:: MATERIAL PROVIDED
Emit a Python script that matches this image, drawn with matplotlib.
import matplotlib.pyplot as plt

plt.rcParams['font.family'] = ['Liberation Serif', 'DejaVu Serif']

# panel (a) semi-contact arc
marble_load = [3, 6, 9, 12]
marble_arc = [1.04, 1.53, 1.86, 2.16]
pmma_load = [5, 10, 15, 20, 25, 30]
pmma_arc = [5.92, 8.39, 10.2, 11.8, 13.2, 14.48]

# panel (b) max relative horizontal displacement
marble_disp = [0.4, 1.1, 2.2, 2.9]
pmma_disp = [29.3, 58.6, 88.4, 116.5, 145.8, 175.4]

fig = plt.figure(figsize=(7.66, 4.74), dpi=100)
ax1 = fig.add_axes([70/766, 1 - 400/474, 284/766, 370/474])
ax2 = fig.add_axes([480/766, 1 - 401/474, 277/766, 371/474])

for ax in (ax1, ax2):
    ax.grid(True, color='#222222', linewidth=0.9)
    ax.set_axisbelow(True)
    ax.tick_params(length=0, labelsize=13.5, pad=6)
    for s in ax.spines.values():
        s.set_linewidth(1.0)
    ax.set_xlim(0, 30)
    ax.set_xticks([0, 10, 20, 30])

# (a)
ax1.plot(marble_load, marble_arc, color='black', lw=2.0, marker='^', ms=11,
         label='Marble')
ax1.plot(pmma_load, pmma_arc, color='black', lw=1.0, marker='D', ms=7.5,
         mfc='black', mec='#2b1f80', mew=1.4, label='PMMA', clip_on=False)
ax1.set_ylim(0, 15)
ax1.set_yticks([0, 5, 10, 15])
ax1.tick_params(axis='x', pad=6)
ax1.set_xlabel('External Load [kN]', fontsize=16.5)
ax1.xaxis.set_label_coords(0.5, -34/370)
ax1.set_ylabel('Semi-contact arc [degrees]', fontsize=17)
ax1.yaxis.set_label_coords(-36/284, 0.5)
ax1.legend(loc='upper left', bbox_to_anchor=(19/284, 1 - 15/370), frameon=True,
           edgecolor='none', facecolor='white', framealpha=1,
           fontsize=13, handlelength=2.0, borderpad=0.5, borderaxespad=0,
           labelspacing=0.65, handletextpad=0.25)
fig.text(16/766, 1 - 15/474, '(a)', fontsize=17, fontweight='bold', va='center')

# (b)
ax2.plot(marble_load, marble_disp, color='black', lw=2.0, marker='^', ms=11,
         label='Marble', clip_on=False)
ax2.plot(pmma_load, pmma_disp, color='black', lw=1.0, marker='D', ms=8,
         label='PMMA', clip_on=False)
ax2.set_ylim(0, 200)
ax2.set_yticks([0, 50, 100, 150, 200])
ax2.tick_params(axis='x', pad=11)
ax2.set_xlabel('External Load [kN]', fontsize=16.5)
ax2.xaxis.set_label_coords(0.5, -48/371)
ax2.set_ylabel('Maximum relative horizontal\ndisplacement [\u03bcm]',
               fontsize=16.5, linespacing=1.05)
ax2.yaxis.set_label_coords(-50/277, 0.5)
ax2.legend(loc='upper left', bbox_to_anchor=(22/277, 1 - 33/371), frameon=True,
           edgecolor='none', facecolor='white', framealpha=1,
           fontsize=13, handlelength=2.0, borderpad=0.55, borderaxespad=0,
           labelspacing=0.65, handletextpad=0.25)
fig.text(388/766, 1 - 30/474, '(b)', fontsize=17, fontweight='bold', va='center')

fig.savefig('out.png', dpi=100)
::::
:: MATERIAL PROVIDED
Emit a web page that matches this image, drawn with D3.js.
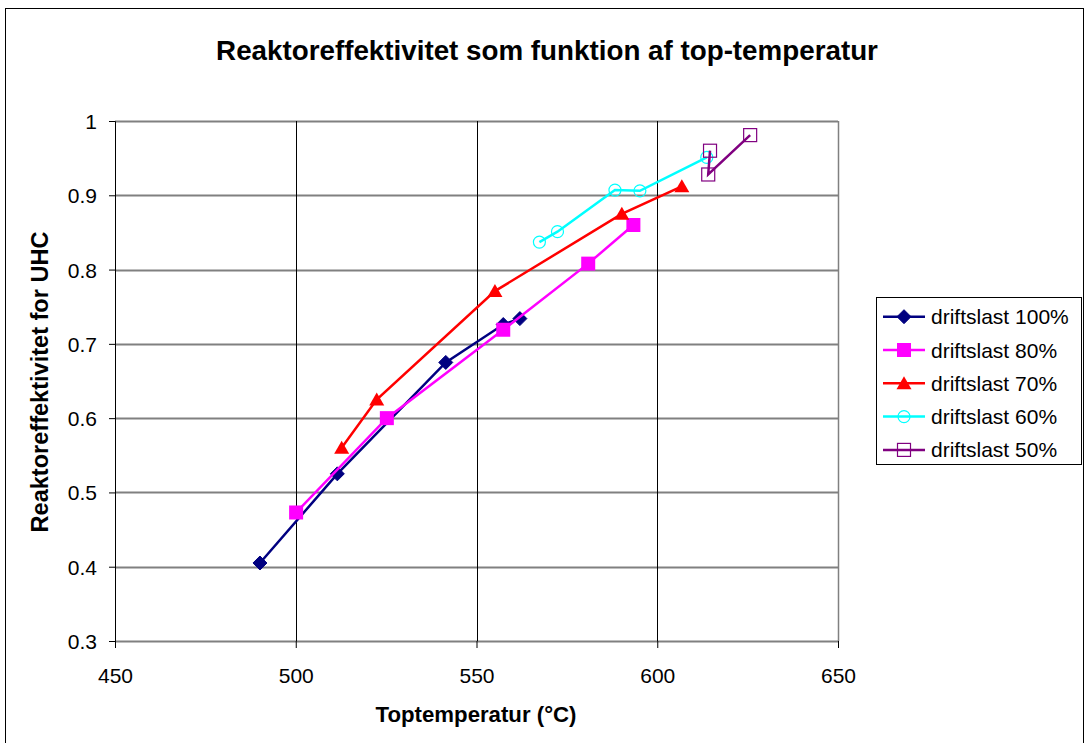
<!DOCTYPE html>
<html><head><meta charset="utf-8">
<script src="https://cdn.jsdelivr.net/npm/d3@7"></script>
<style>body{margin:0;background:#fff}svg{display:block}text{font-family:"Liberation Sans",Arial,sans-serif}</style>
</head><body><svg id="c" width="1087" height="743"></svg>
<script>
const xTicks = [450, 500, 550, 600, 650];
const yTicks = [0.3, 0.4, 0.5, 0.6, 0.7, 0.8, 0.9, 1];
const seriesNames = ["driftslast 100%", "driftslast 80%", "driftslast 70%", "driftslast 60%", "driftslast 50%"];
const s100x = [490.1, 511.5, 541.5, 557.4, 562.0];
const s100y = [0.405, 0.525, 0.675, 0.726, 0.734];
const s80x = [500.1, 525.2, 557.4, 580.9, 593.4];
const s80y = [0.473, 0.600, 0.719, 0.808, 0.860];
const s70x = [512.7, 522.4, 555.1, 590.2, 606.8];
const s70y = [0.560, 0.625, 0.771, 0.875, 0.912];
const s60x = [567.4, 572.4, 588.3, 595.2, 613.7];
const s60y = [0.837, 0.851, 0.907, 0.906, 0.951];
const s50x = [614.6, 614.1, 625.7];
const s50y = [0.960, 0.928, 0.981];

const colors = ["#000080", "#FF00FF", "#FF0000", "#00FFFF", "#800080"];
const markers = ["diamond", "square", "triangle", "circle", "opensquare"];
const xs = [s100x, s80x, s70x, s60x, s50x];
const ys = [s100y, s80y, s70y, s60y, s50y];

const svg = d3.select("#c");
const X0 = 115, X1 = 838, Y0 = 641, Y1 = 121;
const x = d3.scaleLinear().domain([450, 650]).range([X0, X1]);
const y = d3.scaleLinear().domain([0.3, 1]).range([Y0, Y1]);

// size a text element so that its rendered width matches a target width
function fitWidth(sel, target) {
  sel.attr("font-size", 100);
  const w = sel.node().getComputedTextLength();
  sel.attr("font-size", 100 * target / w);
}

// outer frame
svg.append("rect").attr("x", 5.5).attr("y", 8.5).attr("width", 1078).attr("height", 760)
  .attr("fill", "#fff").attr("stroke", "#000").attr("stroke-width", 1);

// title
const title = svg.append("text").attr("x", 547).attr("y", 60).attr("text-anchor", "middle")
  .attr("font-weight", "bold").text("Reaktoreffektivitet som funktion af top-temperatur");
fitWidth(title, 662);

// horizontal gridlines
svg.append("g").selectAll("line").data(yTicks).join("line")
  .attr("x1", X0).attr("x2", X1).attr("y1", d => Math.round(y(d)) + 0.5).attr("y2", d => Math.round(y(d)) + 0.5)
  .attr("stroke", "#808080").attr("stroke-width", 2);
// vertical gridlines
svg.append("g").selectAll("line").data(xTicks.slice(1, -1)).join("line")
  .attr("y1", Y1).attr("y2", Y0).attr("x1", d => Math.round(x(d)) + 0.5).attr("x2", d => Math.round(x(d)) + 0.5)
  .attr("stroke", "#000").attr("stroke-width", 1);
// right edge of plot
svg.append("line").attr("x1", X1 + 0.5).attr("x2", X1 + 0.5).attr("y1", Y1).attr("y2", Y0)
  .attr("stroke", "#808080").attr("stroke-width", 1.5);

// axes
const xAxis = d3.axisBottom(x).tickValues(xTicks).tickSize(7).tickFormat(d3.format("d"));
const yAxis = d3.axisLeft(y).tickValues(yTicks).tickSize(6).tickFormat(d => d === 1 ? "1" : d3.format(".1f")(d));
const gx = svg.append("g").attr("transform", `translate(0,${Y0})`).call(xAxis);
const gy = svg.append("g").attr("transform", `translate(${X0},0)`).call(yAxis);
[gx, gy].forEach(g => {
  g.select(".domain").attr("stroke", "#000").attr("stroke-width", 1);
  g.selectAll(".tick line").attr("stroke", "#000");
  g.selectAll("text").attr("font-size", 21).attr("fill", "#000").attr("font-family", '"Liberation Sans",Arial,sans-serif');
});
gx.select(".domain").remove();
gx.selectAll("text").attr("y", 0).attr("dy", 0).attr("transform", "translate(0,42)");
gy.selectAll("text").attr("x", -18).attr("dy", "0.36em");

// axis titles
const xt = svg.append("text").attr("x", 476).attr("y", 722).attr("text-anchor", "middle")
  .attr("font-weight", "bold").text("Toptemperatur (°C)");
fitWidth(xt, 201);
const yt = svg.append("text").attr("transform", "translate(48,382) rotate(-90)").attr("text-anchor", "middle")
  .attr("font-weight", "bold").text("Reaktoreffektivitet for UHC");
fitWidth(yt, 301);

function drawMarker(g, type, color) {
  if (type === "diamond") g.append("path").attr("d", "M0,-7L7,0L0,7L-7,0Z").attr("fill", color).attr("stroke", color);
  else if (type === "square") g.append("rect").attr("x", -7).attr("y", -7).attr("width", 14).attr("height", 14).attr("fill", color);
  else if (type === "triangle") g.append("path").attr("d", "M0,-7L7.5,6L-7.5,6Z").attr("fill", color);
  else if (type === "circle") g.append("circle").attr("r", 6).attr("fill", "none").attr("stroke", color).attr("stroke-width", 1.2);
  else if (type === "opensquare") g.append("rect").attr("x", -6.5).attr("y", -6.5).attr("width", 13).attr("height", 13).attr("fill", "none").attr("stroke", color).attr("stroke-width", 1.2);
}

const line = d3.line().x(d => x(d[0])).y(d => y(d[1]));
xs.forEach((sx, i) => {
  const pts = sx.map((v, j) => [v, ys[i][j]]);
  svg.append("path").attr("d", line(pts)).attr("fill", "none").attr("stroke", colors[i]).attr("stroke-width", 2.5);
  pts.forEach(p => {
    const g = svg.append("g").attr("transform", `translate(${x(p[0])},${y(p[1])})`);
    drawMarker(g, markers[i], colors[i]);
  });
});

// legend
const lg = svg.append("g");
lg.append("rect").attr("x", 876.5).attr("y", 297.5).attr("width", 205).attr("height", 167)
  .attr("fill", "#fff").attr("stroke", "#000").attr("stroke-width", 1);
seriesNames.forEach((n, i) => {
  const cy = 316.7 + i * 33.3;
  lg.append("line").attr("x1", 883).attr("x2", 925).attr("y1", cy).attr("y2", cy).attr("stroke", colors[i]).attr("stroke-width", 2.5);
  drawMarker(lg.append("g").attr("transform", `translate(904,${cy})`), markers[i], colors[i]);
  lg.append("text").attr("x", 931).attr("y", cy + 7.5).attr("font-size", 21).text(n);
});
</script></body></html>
::::
▸ EXERCISE: Give again, word for word, the lines starting at the line that has "Emit a Python" and ending at the line that has "plt.rcParams['font.family'] = ['Liberation", with both of those lines included and nothing else.

▸ WRITTEN SOLUTION:
Emit a Python script that matches this image, drawn with matplotlib.
import matplotlib.pyplot as plt

plt.rcParams['font.family'] = ['Liberation Serif', 'DejaVu Serif']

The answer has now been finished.